LAUSR

Uranium underground miners are exposed to a number of radionuclides that undergo radioactive decay. Historically, studies examining adverse health effects have been focused largely on alpha radiation (radon gas). However, recent international studies have shown evidence of excess mortality of lung cancer and leukemia with increased cumulative doses of external gamma radiation. The objective of this study is to develop and validate a predictive model for estimating gamma radiation exposure for miners working in uranium mines and to apply this exposure information to derive health-based risks. The dose prediction model was developed and validated using a cross-validation approach. To aid in model development, 70% random sample of workers were used in the model development (i.e., Training Sample) while the remainder 30% (i.e., Test Sample) was used to determine model performance.
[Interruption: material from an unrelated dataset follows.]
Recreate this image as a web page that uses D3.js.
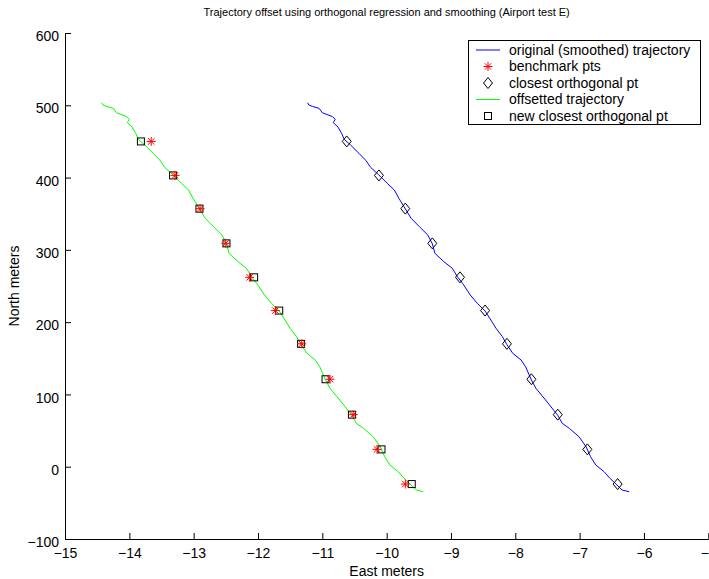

ROBUSTREG in SAS was used to minimise the effects of outliers. Poisson regression was used to derive relative-risks (RR). Regression analysis showed that individual dosimetric readings were modestly predicted by individual work history and geological characteristics of Ontario uranium mines (p<0.001, R2=0.374). Preliminary risk estimates were conducted for a subset of the OUM cohort as proof-of-concept for the reconstruction of historical gamma exposure. In total, there were 12 953 miners that contributed 4 31 655 person-years of observation from 1954 to 1992. There was a non-significant increase in lung cancer mortality (RR=1.11, 95% CI: 0.85 to 1.45), and a significant increased risk of all forms of leukemia, when comparing the highest cumulative dose category (>14 mSievert (mSv)) to the reference category (0 mSv) (RR=2.58, 95% CI: 1.06 to 6.30). When measured exposure data is not available, predictive modelling can be an effective way to estimate historical exposure without imputation that in turn used to derive health-based risk estimates.